Kiwi companies producing mead hope the honey-infused alcoholic drink will one day become as popular as wine.
First brewed in northern China in 7000 BC, the drink has had something of a renaissance in recent years, gaining popularity after appearing on TV shows such as Game of Thrones.
Now, there is a growing movement to produce the drink, with classic New Zealand products such as honey crucial to its success.
"I would love to see mead really being created as a category in New Zealand," says Chanelle O'Sullivan, owner of Borage + Bee Meadery.
She told The Project the aim is to "take mead from history, recreate it, re-envisage it, reimagine it and then develop it for the 21st century."

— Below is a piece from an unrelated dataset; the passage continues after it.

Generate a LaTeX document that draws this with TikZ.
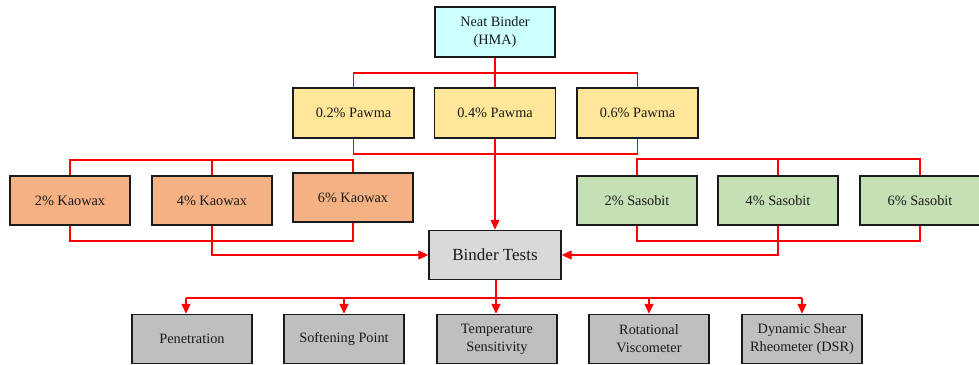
\documentclass[tikz,border=0pt]{standalone}
\usepackage{fontspec}
\setmainfont{Liberation Serif}
\usetikzlibrary{arrows.meta}
\definecolor{cNeat}{HTML}{CCFFFF}
\definecolor{cPawma}{HTML}{FFE699}
\definecolor{cKao}{HTML}{F4B183}
\definecolor{cSaso}{HTML}{C5E0B4}
\definecolor{cBT}{HTML}{D9D9D9}
\definecolor{cTest}{HTML}{BFBFBF}
\definecolor{cBorder}{HTML}{1A1A1A}
\definecolor{cText}{HTML}{1A1A1A}
\definecolor{cLink}{HTML}{FF0000}
\begin{document}
\begin{tikzpicture}[x=1pt,y=-1pt,
  box/.style={draw=cBorder,line width=1.4pt,minimum width=120pt,minimum height=49pt,
    inner sep=0pt,align=center,text=cText,font=\fontsize{14.3}{18}\selectfont},
  link/.style={draw=cLink,line width=1.3pt},
  arr/.style={link,-{Triangle[length=10pt,width=9pt]}}]
\useasboundingbox (0,0) rectangle (979,364);
% nodes
\node[box,fill=cNeat,minimum height=50pt] (neat) at (495,32) {Neat Binder\\(HMA)};
\node[box,fill=cPawma,minimum width=121pt,minimum height=50pt] (p2) at (353.5,113) {0.2\% Pawma};
\node[box,fill=cPawma,minimum width=121pt,minimum height=50pt] (p4) at (495,113) {0.4\% Pawma};
\node[box,fill=cPawma,minimum width=121pt,minimum height=50pt] (p6) at (637.5,113) {0.6\% Pawma};
\node[box,fill=cKao] (k2) at (70,200.5) {2\% Kaowax};
\node[box,fill=cKao] (k4) at (212,200.5) {4\% Kaowax};
\node[box,fill=cKao] (k6) at (353,197.5) {6\% Kaowax};
\node[box,fill=cSaso] (s2) at (637,200.5) {2\% Sasobit};
\node[box,fill=cSaso] (s4) at (778,200.5) {4\% Sasobit};
\node[box,fill=cSaso] (s6) at (920,200.5) {6\% Sasobit};
\node[box,fill=cBT,minimum width=132pt,font=\fontsize{17}{20}\selectfont] (bt) at (495,255) {Binder Tests};
\node[box,fill=cTest] (pen) at (192,339) {Penetration};
\node[box,fill=cTest] (soft) at (344,339) {Softening Point};
\node[box,fill=cTest] (temp) at (497,339) {Temperature\\Sensitivity};
\node[box,fill=cTest] (rot) at (649,339) {Rotational\\Viscometer};
\node[box,fill=cTest] (dsr) at (802,339) {Dynamic Shear\\Rheometer (DSR)};
% bus coordinates
\coordinate (busA) at (495,73);
\coordinate (busB) at (495,154);
\coordinate (busK1) at (212,160);
\coordinate (busK2) at (212,241);
\coordinate (busS1) at (778,159);
\coordinate (busS2) at (778,241);
\coordinate (busL) at (186,298);
\coordinate (busR) at (802,298);
\coordinate (busM) at (496,298);
% neat -> pawma
\draw[link] (neat.south) -- (p4.north);
\draw[link] (p2.north) |- (busA) -| (p6.north);
% pawma -> binder tests
\draw[link] (p2.south) |- (busB) -| (p6.south);
\draw[arr] (p4.south) -- (bt.north);
% kaowax
\draw[link] (k2.north) |- (busK1) -| (k6.north);
\draw[link] (k4.north) -- (k4.north |- busK1);
\draw[link] (k2.south) |- (busK2) -| (k6.south);
\draw[arr] (k4.south) |- (bt.west);
% sasobit
\draw[link] (s2.north) |- (busS1) -| (s6.north);
\draw[link] (s4.north) -- (s4.north |- busS1);
\draw[link] (s2.south) |- (busS2) -| (s6.south);
\draw[arr] (s4.south) |- (bt.east);
% binder tests -> tests
\draw[link] (busL) -- (busR);
\draw[link] (bt.south -| busM) -- (busM);
\draw[arr] (busM) -- (busM |- temp.north);
\draw[arr] (busL) -- (busL |- pen.north);
\draw[arr] (soft.north |- busL) -- (soft.north);
\draw[arr] (rot.north |- busL) -- (rot.north);
\draw[arr] (busR) -- (dsr.north);
\end{tikzpicture}
\end{document}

Although the mead movement is growing, producers say it's still a struggle to get consumers onboard.
"I always knew there was going to be a challenge around education because a lot of Kiwis don't know what mead is," says O'Sullivan.
Edward Eaton, co-owner of mead brewing company Buzz Club, says despite the drink's on-screen fame, it's still an effort to convince people off-screen to give it a try.
"Most of our target market have never heard of mead before, and those that have think its a sweet, heavy drink - so [we need] a full new revamp of what mead is and what it can offer."
Buzz Club's other owner, Wilbur Morrison, used to be a beekeeper. Now, he's keen to put honey front and centre of the company's mead.
"We only use native honeys outside of mānuka , we want to show that it's not just mānuka that's an awesome product, that there's actually native honeys out there that produce awesome things as well."